# Make it stop



## Netslum (Dec 28, 2011)

Ok, i checked the qa cheesecake server and found the update. Now it wont stop trying to download.
How do i destroy this annoyance?

Sent from my DROID BIONIC using RootzWiki


----------



## SonicJoe (Dec 24, 2011)

Netslum said:


> Ok, i checked the qa cheesecake server and found the update. Now it wont stop trying to download.
> How do i destroy this annoyance?
> 
> Sent from my DROID BIONIC using RootzWiki


First, is it the same update, or a new one? 

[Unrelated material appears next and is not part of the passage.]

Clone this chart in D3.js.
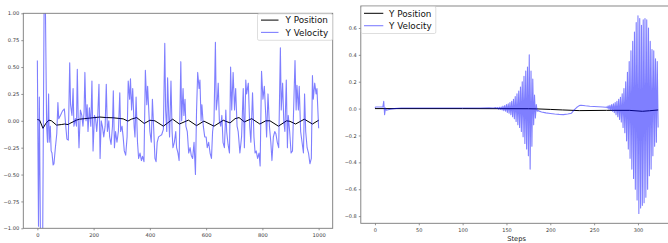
<!DOCTYPE html>
<html><head><meta charset="utf-8">
<script src="https://cdn.jsdelivr.net/npm/d3@7"></script>
<style>body{margin:0;background:#fff}svg{display:block}</style>
</head><body>
<svg id="c" width="668" height="243"></svg>
<script>
// ---------------- DATA ----------------
const legendLabels = ["Y Position", "Y Velocity"];

// Left panel
const leftXTicks = [0, 200, 400, 600, 800, 1000];
const leftYTicks = [-1, -0.75, -0.5, -0.25, 0, 0.25, 0.5, 0.75, 1];

const leftPosSteps = [0,8,20,30,41,50,68,85,97,109,115,139,150,168,186,222,245,269,305,322,334,353,380,400,418,448,481,505,537,566,592,628,661,685,703,717,736,762,791,812,827,857,886,898,918,949,978,1000];
const leftPosValues = [0.012,0.006,-0.07,-0.025,0.006,0.0,-0.04,-0.035,-0.03,-0.035,-0.025,0.006,0.015,0.02,0.025,0.035,0.03,0.028,0.018,-0.003,0.015,0.03,-0.025,0.005,0.0,-0.05,0.015,-0.03,0.006,-0.045,-0.003,-0.05,0.005,-0.02,0.02,0.03,-0.01,0.02,-0.03,0.0,0.0,-0.05,0.0,-0.005,-0.03,0.015,-0.03,0.005];

const leftVelSteps = [0,4,7,11,15,19,24,28,33,36,40,42,46,49,52,56,59,64,69,73,76,82,89,96,101,105,110,115,118,123,127,130,135,139,142,146,148,153,158,162,166,169,173,177,180,185,190,194,198,203,207,211,214,219,223,227,231,236,241,245,249,254,257,262,267,270,274,278,283,288,293,296,301,305,309,314,319,323,328,331,335,339,344,347,351,356,360,365,370,374,379,384,389,392,397,400,405,409,414,418,422,426,431,436,442,448,453,456,460,463,467,470,475,479,482,487,492,495,500,504,510,513,518,521,525,528,533,538,543,547,552,557,562,566,570,575,578,582,585,590,595,600,604,609,614,619,623,628,633,636,640,643,647,652,656,660,665,670,673,678,683,687,691,696,701,705,710,714,720,726,732,736,741,744,750,755,759,765,770,774,778,783,788,792,797,802,807,812,815,820,825,830,834,839,844,848,853,858,864,867,872,876,880,885,889,892,897,902,907,911,916,920,923,928,931,936,941,946,950,954,959,964,969,974,978,981,986,991,994,1000];
const leftVelValues = [0.56,-0.98,0.22,-1.1,-1.2,-1.05,1.1,1.2,-0.05,-0.2,0.25,-0.2,-0.05,-0.28,-0.3,-0.41,-0.4,-0.25,-0.12,0.17,0.02,0.05,0.09,0.11,-0.05,-0.17,-0.18,0.54,0.15,0.05,0.3,-0.05,0.02,-0.05,0.48,-0.1,-0.25,0.1,0.05,-0.05,0.08,0.45,0.0,0.15,-0.1,0.12,-0.05,0.37,-0.28,0.05,0.02,-0.1,0.0,0.34,-0.35,0.0,-0.05,-0.15,-0.05,0.34,-0.1,0.0,-0.15,-0.22,-0.05,0.28,-0.25,-0.1,-0.2,-0.1,0.26,-0.1,-0.05,-0.15,-0.28,-0.32,-0.15,0.37,0.2,0.39,0.1,0.3,-0.05,-0.15,0.22,-0.2,-0.35,-0.3,-0.37,-0.33,-0.38,0.47,0.15,0.32,0.05,-0.1,-0.2,0.2,-0.1,-0.35,-0.38,-0.2,-0.15,-0.14,-0.13,-0.08,0.72,0.1,-0.1,0.4,0.05,-0.15,0.37,-0.1,-0.25,-0.2,-0.1,-0.25,-0.3,-0.37,0.55,0.0,0.3,0.05,0.2,-0.05,-0.1,-0.3,-0.25,-0.32,-0.35,-0.2,-0.5,0.1,0.45,0.3,0.38,0.0,0.15,-0.05,-0.15,-0.15,-0.25,-0.2,-0.3,-0.35,-0.1,0.0,0.73,0.1,0.2,0.35,0.0,-0.05,0.05,-0.2,-0.25,0.1,-0.1,-0.22,-0.3,0.5,0.1,0.45,0.1,0.3,-0.05,-0.1,-0.3,-0.15,0.3,-0.25,0.38,0.25,0.35,-0.05,-0.2,0.26,-0.15,-0.3,-0.28,-0.35,-0.3,-0.42,0.46,0.2,0.32,0.05,-0.15,0.25,-0.05,-0.2,-0.37,-0.15,-0.1,-0.12,-0.2,-0.25,0.68,0.1,0.35,0.0,-0.1,0.38,-0.25,0.05,-0.1,-0.3,-0.28,0.1,0.56,0.1,0.33,0.1,0.32,-0.1,-0.2,-0.3,0.25,-0.1,-0.25,-0.3,-0.4,-0.35,0.42,0.2,0.35,0.25,0.3,-0.07];

// Right panel
const rightXTicks = [0, 50, 100, 150, 200, 250, 300];
const rightYTicks = [-0.8, -0.6, -0.4, -0.2, 0, 0.2, 0.4, 0.6];
const rightXLabel = "Steps";

const rightPosSteps = [0,100,175,184,200,214,233,264,290,305,313,323];
const rightPosValues = [0.0,0.0,-0.001,-0.002,-0.006,-0.01,-0.015,-0.013,-0.013,-0.02,-0.016,-0.01];

const rightVelSteps = [
  0,1,9,10,11,12,13,15,18,22,30,60,100,120,130,135,138,139,
  140,141,142,143,144,145,146,147,148,149,150,151,152,153,154,155,156,157,158,159,160,161,162,163,164,165,166,167,168,169,170,171,172,173,174,175,176,177,178,179,180,181,182,183,184,185,
  186,190,195,200,205,210,215,220,224,227,230,233,235,240,245,250,255,260,263,
  264,265,266,267,268,269,270,271,272,273,274,275,276,277,278,279,280,281,282,283,284,285,286,287,288,289,290,291,292,293,294,295,296,297,298,299,300,301,302,303,304,305,306,307,308,309,310,311,312,313,314,315,316,317,318,319,320,321,322,323
];
const rightVelValues = [
  0.005,0.012,0.013,0.055,-0.045,0.005,-0.012,-0.008,-0.004,0.0,0.004,0.005,0.005,0.005,0.006,0.004,0.007,0.002,
  0.008,-0.004,0.01,-0.006,0.012,-0.01,0.018,-0.015,0.022,-0.02,0.03,-0.028,0.036,-0.035,0.045,-0.045,0.055,-0.06,0.07,-0.075,0.09,-0.095,0.11,-0.12,0.13,-0.14,0.16,-0.17,0.2,-0.21,0.24,-0.26,0.28,-0.3,0.31,-0.35,0.40,-0.45,0.28,-0.28,0.22,-0.12,0.1,-0.07,0.03,-0.02,
  -0.015,-0.025,-0.032,-0.036,-0.04,-0.043,-0.045,-0.04,-0.035,-0.012,0.008,0.022,0.025,0.021,0.018,0.016,0.014,0.012,0.01,
  0.012,0.005,0.02,-0.005,0.025,-0.012,0.03,-0.02,0.035,-0.03,0.045,-0.045,0.055,-0.06,0.07,-0.08,0.085,-0.1,0.11,-0.14,0.15,-0.18,0.2,-0.24,0.27,-0.3,0.35,-0.37,0.43,-0.45,0.5,-0.52,0.57,-0.6,0.64,-0.68,0.69,-0.78,0.67,-0.74,0.62,-0.72,0.66,-0.7,0.67,-0.66,0.66,-0.6,0.6,-0.5,0.5,-0.45,0.44,-0.35,0.43,-0.28,0.37,-0.25,0.35,-0.14
];

// ---------------- DRAWING ----------------
const FONT = "DejaVu Sans, sans-serif";
const svg = d3.select("#c");
const zip = (xs, ys) => xs.map((x, i) => [x, ys[i]]);
function padDomain(vals, frac) {
  const [a, b] = d3.extent(vals);
  const m = (b - a) * frac;
  return [a - m, b + m];
}

function panel(cfg) {
  const g = svg.append("g");
  const x = d3.scaleLinear().domain(cfg.xDomain).range([cfg.left, cfg.right]);
  const y = d3.scaleLinear().domain(cfg.yDomain).range([cfg.bottom, cfg.top]);
  const clipId = "clip" + cfg.id;
  svg.append("clipPath").attr("id", clipId).append("rect")
    .attr("x", cfg.left).attr("y", cfg.top)
    .attr("width", cfg.right - cfg.left).attr("height", cfg.bottom - cfg.top);

  const line = d3.line().x(d => x(d[0])).y(d => y(d[1]));
  const plot = g.append("g").attr("clip-path", `url(#${clipId})`);
  plot.append("path").datum(cfg.pos).attr("d", line)
    .attr("fill", "none").attr("stroke", "#000").attr("stroke-width", 1);
  plot.append("path").datum(cfg.vel).attr("d", line)
    .attr("fill", "none").attr("stroke", "blue").attr("stroke-opacity", 0.5)
    .attr("stroke-width", 1.1).attr("stroke-linejoin", "round");

  // axes
  const ax = g.append("g").attr("transform", `translate(0,${cfg.bottom})`)
    .call(d3.axisBottom(x).tickValues(cfg.xTicks).tickFormat(d3.format("d"))
      .tickSize(2).tickPadding(3));
  const ay = g.append("g").attr("transform", `translate(${cfg.left},0)`)
    .call(d3.axisLeft(y).tickValues(cfg.yTicks).tickFormat(d3.format(cfg.yFmt))
      .tickSize(2).tickPadding(2));
  [ax, ay].forEach(a => {
    a.select(".domain").remove();
    a.selectAll(".tick line").attr("stroke", "#666").attr("stroke-width", 0.7);
    a.selectAll(".tick text").attr("fill", "#3a3a3a")
      .style("font-family", FONT).style("font-size", cfg.tickFont + "px");
  });

  // spines
  g.append("rect").attr("x", cfg.left).attr("y", cfg.top)
    .attr("width", cfg.right - cfg.left).attr("height", cfg.bottom - cfg.top)
    .attr("fill", "none").attr("stroke", "#7a7a7a").attr("stroke-width", 0.9);

  if (cfg.xLabel) {
    g.append("text").attr("x", (cfg.left + cfg.right) / 2).attr("y", cfg.xLabelY)
      .attr("text-anchor", "middle").attr("fill", "#222")
      .style("font-family", FONT).style("font-size", "6.7px").text(cfg.xLabel);
  }

  // legend
  const L = cfg.legend;
  const lg = g.append("g");
  lg.append("rect").attr("x", L.x).attr("y", L.y).attr("width", L.w).attr("height", L.h)
    .attr("rx", 1.5).attr("fill", "#fff").attr("fill-opacity", 0.85)
    .attr("stroke", "#d5d5d5").attr("stroke-width", 0.8);
  const styles = [
    {stroke: "#000", op: 1, w: 1},
    {stroke: "blue", op: 0.5, w: 1.1}
  ];
  legendLabels.forEach((lab, i) => {
    const cy = L.y + L.rowY[i];
    lg.append("line").attr("x1", L.lx1).attr("x2", L.lx2).attr("y1", cy).attr("y2", cy)
      .attr("stroke", styles[i].stroke).attr("stroke-opacity", styles[i].op)
      .attr("stroke-width", styles[i].w);
    lg.append("text").attr("x", L.tx).attr("y", cy + 3.2).attr("fill", "#111")
      .style("font-family", FONT).style("font-size", "8.8px").text(lab);
  });
}

// left panel
panel({
  id: "L",
  left: 23.3, right: 332.7, top: 13.3, bottom: 228.3,
  xDomain: padDomain(leftVelSteps, 0.05),
  yDomain: [-1, 1],
  pos: zip(leftPosSteps, leftPosValues),
  vel: zip(leftVelSteps, leftVelValues),
  xTicks: leftXTicks, yTicks: leftYTicks, yFmt: ".2f", tickFont: 5.2,
  legend: {x: 257.5, y: 13.8, w: 75, h: 26.5, rowY: [6.3, 18.6], lx1: 261, lx2: 278.5, tx: 285.5}
});

// right panel
const rvx = padDomain(rightVelSteps, 0.05);
const rvy = padDomain(rightVelValues, 0.05);
panel({
  id: "R",
  left: 360.8, right: 360.8 + (rvx[1] - rvx[0]) * 0.8767, top: 6, bottom: 223.3,
  xDomain: rvx,
  yDomain: rvy,
  pos: zip(rightPosSteps, rightPosValues),
  vel: zip(rightVelSteps, rightVelValues),
  xTicks: rightXTicks, yTicks: rightYTicks, yFmt: ".1f", tickFont: 5,
  xLabel: rightXLabel, xLabelY: 241.3,
  legend: {x: 361.3, y: 6.5, w: 74.5, h: 27, rowY: [6.8, 19.2], lx1: 364, lx2: 383.3, tx: 389}
});
</script>
</body></html>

Second, there should be an option in cheesecake to change back to the master server. I would change back to that and then reboot. Should stop it.


----------



## Netslum (Dec 28, 2011)

Didnt work

Sent from my DROID BIONIC using RootzWiki


----------



## SonicJoe (Dec 24, 2011)

Netslum said:


> Didnt work
> 
> Sent from my DROID BIONIC using RootzWiki


Ok. Is it prompting you to download or install? If its prompting to download, go back to About Phone and check for updates. It might need to resync with the server. If its prompting to install you could either go to /cache in your favorite root file explorer and delete the update zip file and the .crc file from there, or you can go to recovery and format cache. See if that does it.


----------



## Netslum (Dec 28, 2011)

Its trying to download constantly. I have changed it back to the master server. There isnt a file that is pending. Its always at zero percent. I might just do a fxz. Tried doing my latest nandroid backup but it failed.

Also, are there any bootstraps that offer a secondary boot option besides safestrap?

Sent from my DROID BIONIC using RootzWiki


----------



## merickk (Jun 29, 2012)

Select the default server.
Check for updates.
It will say there's one available, should be the 232 leak..
Accept the download.
It will fail.
If you check for updates again, it will say you are up to date.
Rinse and repeat.


----------



## Netslum (Dec 28, 2011)

That did the trick! Thanks

Sent from my DROID BIONIC using RootzWiki


----------